The Pentagon has spent decades and gazillions of dollars trying to build the perfect translation device. Now, its far-out research arm is looking at a new direction: a robot that can interpret all sorts of languages — and think for itself. That’s right: The Defense Department wants to build a real-life version of C-3P0.
Thursday, Darpa announced its new Broad Operational Language Translation, or BOLT, research initiative — the latest in a long, long line of military interpretation gadgets and algorithms. The United States tends to fight its wars in places where it doesn’t really speak the language. Training up troops in critical languages like Arabic would be difficult, time-consuming and not entirely practical on a large scale.
Enter BOLT, which Darpa has asked Congress to fund at $15 million this year. Once developed, BOLT would act something like C-3P0 from the Star Wars movies, performing a variety of difficult translation feats for troops in hostile territory.

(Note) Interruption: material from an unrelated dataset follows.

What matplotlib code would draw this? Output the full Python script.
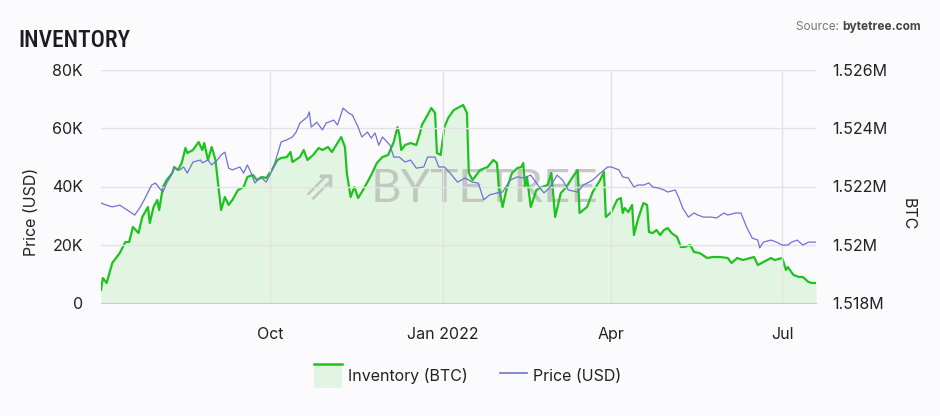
import numpy as np
import pandas as pd
import matplotlib
matplotlib.use('Agg')
import matplotlib.pyplot as plt
import matplotlib.ticker as mticker
from matplotlib.patches import Rectangle
from matplotlib.lines import Line2D
from matplotlib.legend_handler import HandlerPatch
from matplotlib import font_manager

# data: day offsets from the first date, values
START = pd.Timestamp('2021-07-03')

price_days = [0, 3, 6, 10, 14, 18, 21, 23, 27, 29, 31, 33, 35, 37, 39, 42, 44, 46, 49, 53,
              54, 57, 59, 62, 64, 66, 68, 70, 74, 76, 78, 80, 82, 85, 88, 90, 92, 96, 99, 102,
              104, 106, 110, 111, 112, 115, 118, 120, 124, 126, 129, 132, 134, 137, 139, 142, 144, 146, 148, 150,
              154, 156, 159, 162, 165, 168, 172, 174, 178, 180, 183, 186, 190, 194, 198, 201, 204, 207, 211, 214,
              218, 222, 225, 229, 232, 236, 239, 243, 246, 249, 254, 257, 262, 266, 270, 272, 276, 278, 281, 284,
              286, 289, 292, 294, 297, 300, 302, 306, 308, 310, 313, 316, 318, 321, 325, 328, 332, 334, 338, 341,
              344, 347, 350, 351, 353, 357, 360, 363, 366, 368, 371, 374, 377, 381]
price_usd = [34.3, 33.6, 33.0, 33.6, 31.9, 30.2, 33.0, 35.4, 40.5, 41.2, 39.5, 38.1, 41.2, 43.3, 46.3, 45.7, 46.7, 44.6, 48.4, 49.1,
             48.1, 49.1, 47.4, 49.1, 50.8, 51.8, 46.3, 45.7, 46.7, 44.6, 47.4, 44.6, 41.2, 43.3, 41.5, 43.9, 46.7, 55.3, 56.0, 57.0,
             58.7, 61.8, 63.9, 65.6, 60.4, 62.1, 59.4, 61.8, 62.8, 61.1, 66.9, 65.2, 64.5, 60.4, 57.0, 58.7, 56.6, 58.4, 54.2, 57.0,
             54.2, 50.1, 50.1, 48.4, 49.1, 46.3, 46.7, 50.1, 50.1, 46.7, 46.7, 44.6, 41.5, 42.9, 41.5, 41.2, 35.4, 37.1, 37.8, 38.1,
             42.2, 43.3, 42.9, 43.9, 41.2, 37.8, 39.5, 43.9, 42.2, 38.8, 38.1, 40.5, 42.2, 44.6, 46.7, 46.7, 45.7, 43.3, 42.9, 39.8,
             40.5, 40.5, 41.2, 39.8, 39.5, 38.8, 38.1, 38.8, 36.0, 32.6, 29.5, 30.9, 30.2, 29.5, 29.5, 29.2, 30.9, 30.2, 30.9, 30.9,
             26.1, 22.3, 21.6, 18.9, 20.9, 21.6, 20.9, 19.9, 19.9, 20.9, 21.6, 19.9, 20.9, 20.9]
price_usd = [p * 1000 for p in price_usd]

inv_days = [0, 1, 3, 6, 10, 13, 15, 17, 20, 22, 25, 26, 28, 30, 31, 33, 35, 38, 39, 41,
            43, 45, 46, 49, 52, 54, 55, 57, 59, 61, 62, 64, 66, 68, 70, 73, 76, 78, 81, 83,
            86, 88, 91, 94, 96, 99, 101, 102, 106, 108, 110, 113, 116, 118, 121, 123, 126, 128, 130, 131,
            133, 135, 137, 139, 142, 144, 147, 150, 153, 156, 158, 159, 160, 162, 165, 168, 170, 171, 174, 176,
            178, 179, 181, 183, 185, 188, 190, 193, 195, 196, 198, 200, 202, 206, 209, 211, 212, 214, 216, 219,
            222, 224, 225, 226, 227, 229, 232, 235, 238, 240, 242, 245, 248, 251, 254, 255, 259, 262, 266, 268,
            269, 272, 275, 277, 278, 279, 281, 283, 284, 286, 289, 291, 292, 294, 296, 298, 300, 302, 304, 307,
            309, 311, 314, 316, 319, 323, 326, 330, 334, 336, 339, 342, 348, 350, 353, 357, 359, 363, 365, 366,
            369, 372, 374, 377, 379, 381]
inv_btc = [1518446, 1518858, 1518686, 1519373, 1519717, 1520094, 1520094, 1520609, 1520403, 1520953,
           1521296, 1520747, 1521296, 1521536, 1521193, 1521983, 1522223, 1522463, 1522669, 1522566,
           1522807, 1523322, 1523150, 1523253, 1523528, 1523253, 1523493, 1522910, 1523356, 1522910,
           1522326, 1521193, 1521640, 1521365, 1521536, 1521880, 1521983, 1522326, 1522395, 1522223,
           1522326, 1522292, 1522566, 1522910, 1522978, 1523013, 1523184, 1522841, 1523013, 1523253,
           1522910, 1523081, 1523322, 1523253, 1523356, 1523184, 1523493, 1523699, 1523356, 1522463,
           1521640, 1521983, 1521605, 1521811, 1522154, 1522395, 1522807, 1523013, 1523081, 1523528,
           1524043, 1523768, 1523253, 1523425, 1523493, 1523425, 1523837, 1524111, 1524455, 1524695,
           1524524, 1523150, 1523081, 1524043, 1524352, 1524627, 1524695, 1524798, 1524524, 1522463,
           1522223, 1522395, 1522566, 1522669, 1522910, 1522807, 1521983, 1521296, 1521880, 1522463,
           1522635, 1522669, 1522807, 1521983, 1522326, 1521296, 1521880, 1521983, 1522051, 1522463,
           1520953, 1521776, 1521983, 1522292, 1522566, 1521090, 1521296, 1521811, 1522223, 1522498,
           1520953, 1521124, 1521536, 1521605, 1521090, 1521261, 1521124, 1521365, 1520335, 1520850,
           1521433, 1521365, 1520437, 1520403, 1520506, 1520335, 1520506, 1520575, 1520403, 1520266,
           1519923, 1519923, 1519991, 1519751, 1519717, 1519545, 1519579, 1519579, 1519545, 1519373,
           1519545, 1519476, 1519579, 1519304, 1519407, 1519545, 1519476, 1519545, 1519133, 1519236,
           1518961, 1518892, 1518892, 1518721, 1518687, 1518687]

x_ticks = ['2021-10-01', '2022-01-01', '2022-04-01', '2022-07-01']
x_tick_labels = ['Oct', 'Jan 2022', 'Apr', 'Jul']

GREEN = '#1ec21e'
GREEN_FILL = '#e2f5e2'
BLUE = '#7070d8'
BG = '#fbfbfd'
GRID = '#e3e3e6'
TEXT = '#222222'
MARK = '#b9bbb9'

plt.rcParams['font.family'] = ['Inter', 'DejaVu Sans']

# pick a narrow face for the title if one is installed
names = {f.name for f in font_manager.fontManager.ttflist}
title_family = ['DejaVu Sans']
for cand in ['Liberation Sans Narrow', 'DejaVu Sans Condensed', 'Roboto Condensed']:
    if cand in names:
        title_family = [cand, 'DejaVu Sans']
        break

price_dates = START + pd.to_timedelta(price_days, unit='D')
inv_dates = START + pd.to_timedelta(inv_days, unit='D')

fig = plt.figure(figsize=(9.4, 4.16), dpi=100, facecolor=BG)
ax = fig.add_axes([101 / 940, 113 / 416, 715 / 940, 233 / 416])
ax2 = ax.twinx()
ax.set_zorder(ax2.get_zorder() + 1)
ax.patch.set_visible(False)
ax2.set_facecolor(BG)

# inventory on the right axis
ax2.fill_between(inv_dates, inv_btc, 1.518e6, color=GREEN_FILL, lw=0, zorder=1)
ax2.plot(inv_dates, inv_btc, color=GREEN, lw=1.6, zorder=3)
ax2.set_ylim(1.518e6, 1.526e6)
ax2.yaxis.set_major_locator(mticker.MultipleLocator(2000))
ax2.yaxis.set_major_formatter(mticker.FuncFormatter(lambda v, p: '{:g}M'.format(round(v / 1e6, 3))))

# watermark
ax2.text(0.306, 0.50, '\u21d7', transform=ax2.transAxes, ha='center', va='center',
         fontsize=30, color=MARK, alpha=0.8, zorder=2, family='DejaVu Sans')
ax2.text(0.536, 0.49, 'BYTETREE', transform=ax2.transAxes, ha='center', va='center',
         fontsize=34, color=MARK, alpha=0.8, zorder=2, family=['Lato', 'DejaVu Sans'])

# price on the left axis
ax.plot(price_dates, price_usd, color=BLUE, lw=0.9, zorder=4)
ax.set_ylim(0, 80000)
ax.yaxis.set_major_locator(mticker.MultipleLocator(20000))
ax.yaxis.set_major_formatter(mticker.FuncFormatter(lambda v, p: '0' if v == 0 else '{:g}K'.format(v / 1000)))

ax.set_xlim(START, START + pd.Timedelta(days=381))
ax.set_xticks(pd.to_datetime(x_ticks))
ax.set_xticklabels(x_tick_labels)

ax.grid(True, color=GRID, lw=1.0, zorder=0)
for a in (ax, ax2):
    for s in a.spines.values():
        s.set_visible(False)
    a.tick_params(length=0, labelsize=11.5, labelcolor=TEXT)
ax.spines['bottom'].set_visible(True)
ax.spines['bottom'].set_color('#cccccc')
ax.tick_params(axis='y', pad=13)
ax2.tick_params(axis='y', pad=12)
ax.tick_params(axis='x', pad=17)

fig.text(32 / 940, 1 - 212 / 416, 'Price (USD)', rotation=90, ha='center', va='center',
         fontsize=11.5, color=TEXT)
fig.text(908 / 940, 1 - 214 / 416, 'BTC', rotation=270, ha='center', va='center',
         fontsize=11.5, color=TEXT)

# title and source
title = fig.text(18 / 940, 1 - 47 / 416, 'INVENTORY', ha='left', va='baseline', fontsize=19,
                 color='#1c1c22', family=title_family, fontstretch='condensed',
                 fontweight='medium')
src_bold = fig.text(921 / 940, 1 - 30 / 416, 'bytetree.com', ha='right', va='baseline',
                    fontsize=8.5, color='#444444', fontweight='bold')
fig.canvas.draw()
# keep the title as wide as in the reference (about 110 px)
tw = title.get_window_extent().width
if tw > 118:
    title.set_fontsize(19 * 112 / tw)
bb = src_bold.get_window_extent()
fig.text(bb.x0 / 940, 1 - 30 / 416, 'Source: ', ha='right', va='baseline',
         fontsize=8.5, color='#777777')


class AreaHandler(HandlerPatch):
    def create_artists(self, legend, orig_handle, xdescent, ydescent, width, height, fontsize, trans):
        r = Rectangle((-xdescent, -ydescent), width, height, facecolor=GREEN_FILL,
                      edgecolor='none', transform=trans)
        l = Line2D([-xdescent, -xdescent + width], [-ydescent + height] * 2,
                   color=GREEN, lw=1.8, transform=trans)
        return [r, l]


area_handle = Rectangle((0, 0), 1, 1)
line_handle = Line2D([], [], color=BLUE, lw=1.2)
fig.legend([area_handle, line_handle], ['Inventory (BTC)', 'Price (USD)'],
           handler_map={Rectangle: AreaHandler()}, loc='center',
           bbox_to_anchor=(468 / 940, 1 - 376 / 416), ncol=2, frameon=False,
           fontsize=11.5, handlelength=1.7, handleheight=1.9, handletextpad=0.4,
           columnspacing=2.0, labelcolor=TEXT)

fig.savefig('out.png', dpi=100, facecolor=BG)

It would go well beyond the array of handheld phrase-translation machines currently in use. BOLT would use language as well as visual and tactile inputs so that it can “hypothesize and perform automated reasoning in the acquired language.” The end result, Darpa’s announcement says, will be a robot with visual and tactile sensors that can recognize 250 different objects “and understand the consequences (pre-state and post-state) of 100 actions, so that it can execute complex commands.”